----- Supplied material -----

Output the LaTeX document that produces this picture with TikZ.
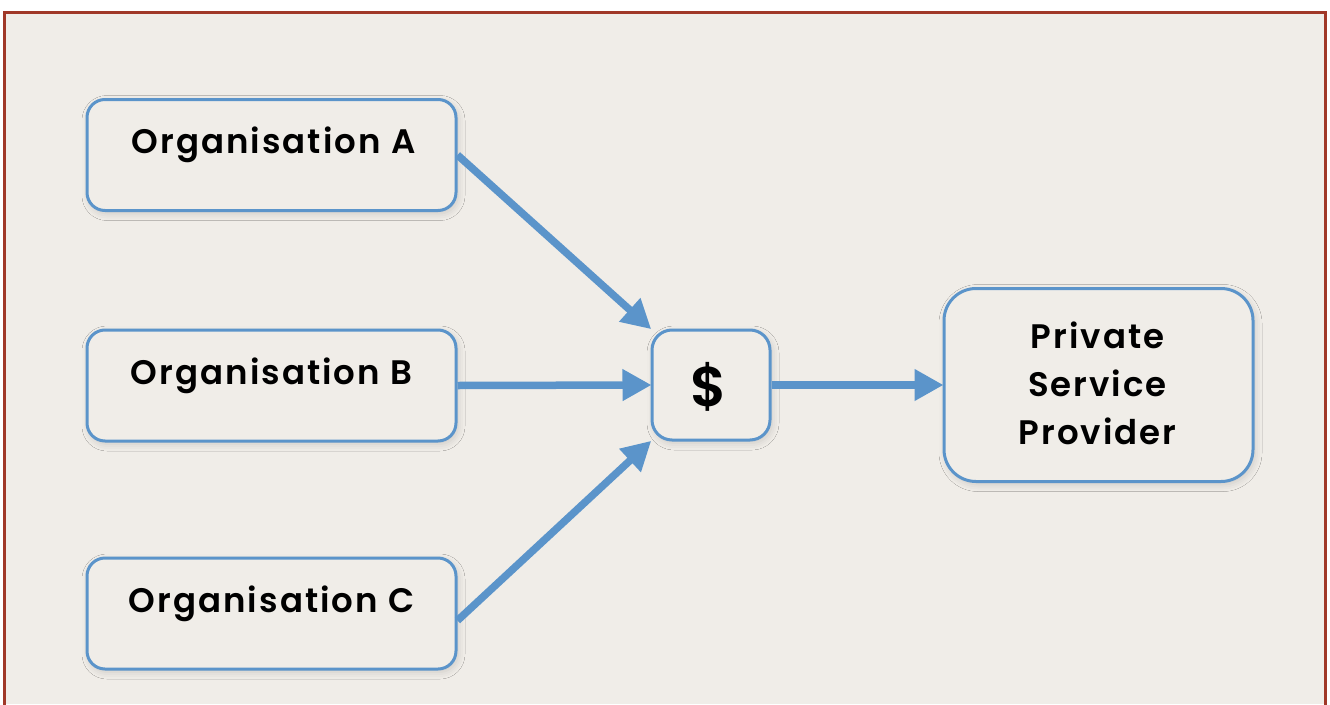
\documentclass[tikz,border=0pt]{standalone}
\usepackage{fontspec}
\setmainfont{Poppins}[LetterSpace=6, BoldFont={Poppins SemiBold}]
\usetikzlibrary{arrows.meta,calc,shadows.blur}

\definecolor{flowblue}{RGB}{91,148,202}
\definecolor{framered}{RGB}{160,56,40}
\definecolor{paper}{RGB}{240,237,232}

\tikzset{
  roundbox/.style={draw=flowblue, line width=3pt, fill=paper, rounded corners=18pt,
    blur shadow={shadow xshift=2pt, shadow yshift=-3pt, shadow opacity=15, shadow blur radius=7pt}},
  orgbox/.style={roundbox, minimum width=369pt, minimum height=111pt},
  label/.style={font=\fontsize{34}{48}\selectfont\bfseries, text=black, align=center, inner sep=0pt},
  flow/.style={draw=flowblue, line width=7.5pt,
    -{Triangle[length=29pt,width=30pt]}, shorten >=-1pt}
}

\begin{document}
\begin{tikzpicture}[x=1pt,y=-1pt]
  % page and frame
  \useasboundingbox (0,0) rectangle (1330,704);
  \fill[white] (0,0) rectangle (1330,704);
  \fill[paper] (4.5,12) rectangle (1325,704);
  \draw[framered, line width=3pt] (4.5,720) -- (4.5,12) -- (1325,12) -- (1325,720);

  % boxes
  \node[orgbox] (orgA) at (271.5,155) {};
  \node[orgbox] (orgB) at (271.5,385.5) {};
  \node[orgbox] (orgC) at (271.5,613.5) {};
  \node[roundbox, rounded corners=20pt, minimum width=118pt, minimum height=110pt] (pool) at (711,385) {};
  \node[roundbox, rounded corners=32pt, minimum width=309pt, minimum height=193pt] (psp) at (1098.5,385) {};

  % box texts
  \node[label] (orgAtxt) at ($(orgA)+(2,-10)$) {Organisation A};
  \node[label] (orgBtxt) at ($(orgB)+(0,-10)$) {Organisation B};
  \node[label] (orgCtxt) at ($(orgC)+(0,-10)$) {Organisation C};
  \node[label, font=\fontsize{56}{56}\selectfont\bfseries] (pooltxt) at ($(pool)+(-2,2)$) {\$};
  \node[label] (psptxt) at ($(psp)+(-1,-2)$) {Private\\Service\\Provider};

  % money flows
  \draw[flow] (orgA.east) -- (pool.north west);
  \draw[flow] (orgB.east) -- (pool.west);
  \draw[flow] ($(orgC.east)+(0,7)$) -- (pool.south west);
  \draw[flow] (pool.east) -- (psp.west);
\end{tikzpicture}
\end{document}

-----

Exercise requirements:
Repeat the material above word for word, please, apart from its images.

Written solution:
Output the LaTeX document that produces this picture with TikZ.
\documentclass[tikz,border=0pt]{standalone}
\usepackage{fontspec}
\setmainfont{Poppins}[LetterSpace=6, BoldFont={Poppins SemiBold}]
\usetikzlibrary{arrows.meta,calc,shadows.blur}

\definecolor{flowblue}{RGB}{91,148,202}
\definecolor{framered}{RGB}{160,56,40}
\definecolor{paper}{RGB}{240,237,232}

\tikzset{
  roundbox/.style={draw=flowblue, line width=3pt, fill=paper, rounded corners=18pt,
    blur shadow={shadow xshift=2pt, shadow yshift=-3pt, shadow opacity=15, shadow blur radius=7pt}},
  orgbox/.style={roundbox, minimum width=369pt, minimum height=111pt},
  label/.style={font=\fontsize{34}{48}\selectfont\bfseries, text=black, align=center, inner sep=0pt},
  flow/.style={draw=flowblue, line width=7.5pt,
    -{Triangle[length=29pt,width=30pt]}, shorten >=-1pt}
}

\begin{document}
\begin{tikzpicture}[x=1pt,y=-1pt]
  % page and frame
  \useasboundingbox (0,0) rectangle (1330,704);
  \fill[white] (0,0) rectangle (1330,704);
  \fill[paper] (4.5,12) rectangle (1325,704);
  \draw[framered, line width=3pt] (4.5,720) -- (4.5,12) -- (1325,12) -- (1325,720);

  % boxes
  \node[orgbox] (orgA) at (271.5,155) {};
  \node[orgbox] (orgB) at (271.5,385.5) {};
  \node[orgbox] (orgC) at (271.5,613.5) {};
  \node[roundbox, rounded corners=20pt, minimum width=118pt, minimum height=110pt] (pool) at (711,385) {};
  \node[roundbox, rounded corners=32pt, minimum width=309pt, minimum height=193pt] (psp) at (1098.5,385) {};

  % box texts
  \node[label] (orgAtxt) at ($(orgA)+(2,-10)$) {Organisation A};
  \node[label] (orgBtxt) at ($(orgB)+(0,-10)$) {Organisation B};
  \node[label] (orgCtxt) at ($(orgC)+(0,-10)$) {Organisation C};
  \node[label, font=\fontsize{56}{56}\selectfont\bfseries] (pooltxt) at ($(pool)+(-2,2)$) {\$};
  \node[label] (psptxt) at ($(psp)+(-1,-2)$) {Private\\Service\\Provider};

  % money flows
  \draw[flow] (orgA.east) -- (pool.north west);
  \draw[flow] (orgB.east) -- (pool.west);
  \draw[flow] ($(orgC.east)+(0,7)$) -- (pool.south west);
  \draw[flow] (pool.east) -- (psp.west);
\end{tikzpicture}
\end{document}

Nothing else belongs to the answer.